Romania, having exchanged colonial gains for Russia's European territory, would find gains from Austria-Hungary due to WW1 (note that this timeline would still allow the Italo-Ottoman, First World and Russian Civil Wars to occur, with Serbia being focused on Austria-Hungary even with no Ottoman or Bulgarian territory to gain by butterflying the Balkan Wars or their equivalent in this timeline). In the interwar period, after the Romanians' successful conquest of all of Hungary east of the Tisza including Transylvania, Crisiana, the Banat, Maramures and Carpatho-Ruthenia, plus Romanian retention of Bukovina and Pokuttya, the Romanians would pounce on a Bulgaria conducting a delayed, 1920s, post-WW1 version of the Second Balkan War, allowing Romania to take all of Dobruja, the entire Vidin Region and the Rusiuc-Varna Line and potentially even more from Bulgaria, followed by Romania receiving the Timoc Valley and the Serbian Banat out of Yugoslavian/ Serbian gratitude for Romania's aid to Yugoslavia/ Serbia against Bulgaria. By 1929 and the 1930s, Romania would have gained and ruled every European territory claimed by it for its rule in otl and more pride than otl and through colonial exchanges and WW1 plus anti-Bulgarian victories and an alliance with Yugoslavia/ Serbia.

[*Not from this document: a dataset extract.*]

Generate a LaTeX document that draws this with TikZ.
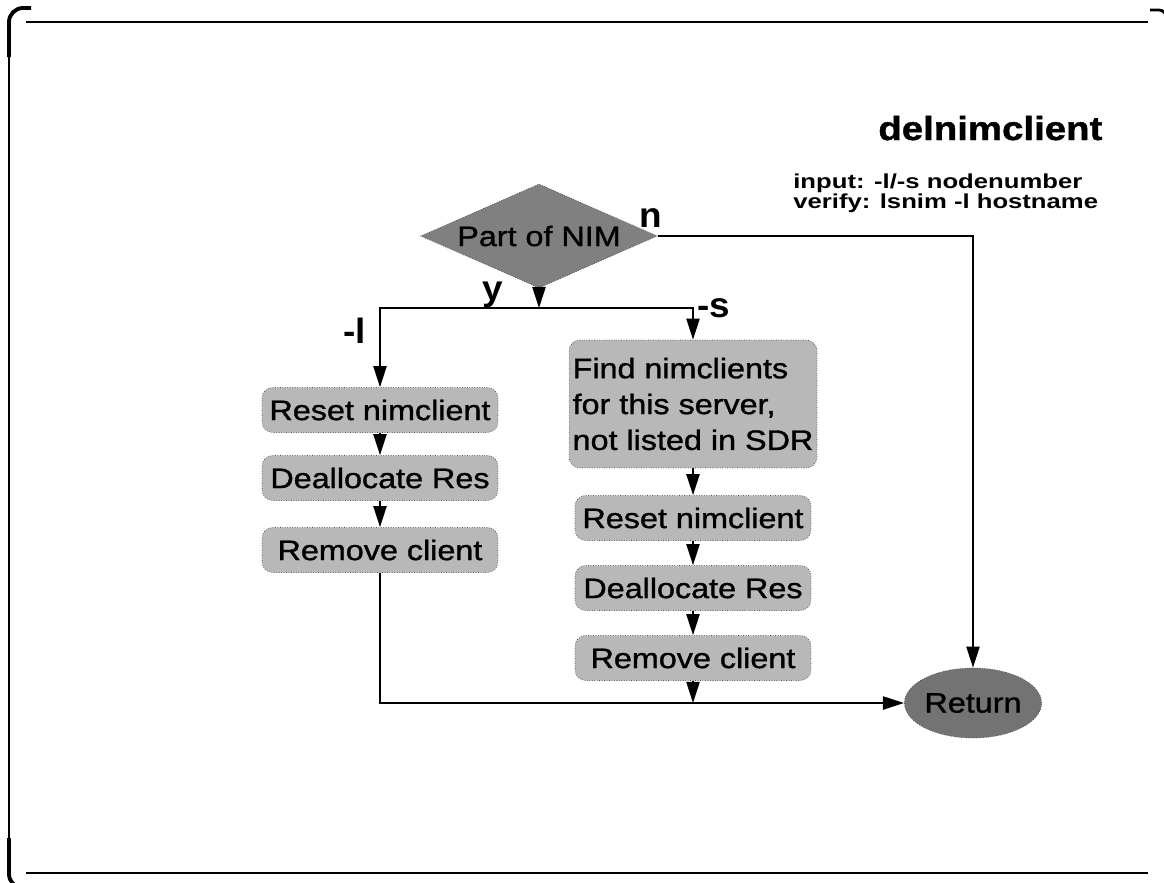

Such a timeline, if WW2 wasn't butterflied or significantly altered, would see Romania losing territory to Russia/ the Soviet Union, Yugoslavia/ Serbia and Bulgaria to the extent of Romania being restricted to its 1948 borders in otl plus its territorial claims exclusively with Hungary. But Romania would have ruled and gained by 1929 and the 1930s every European territory claimed by it for its rule in otl and gained more pride than otl. This scenario may be asb, though.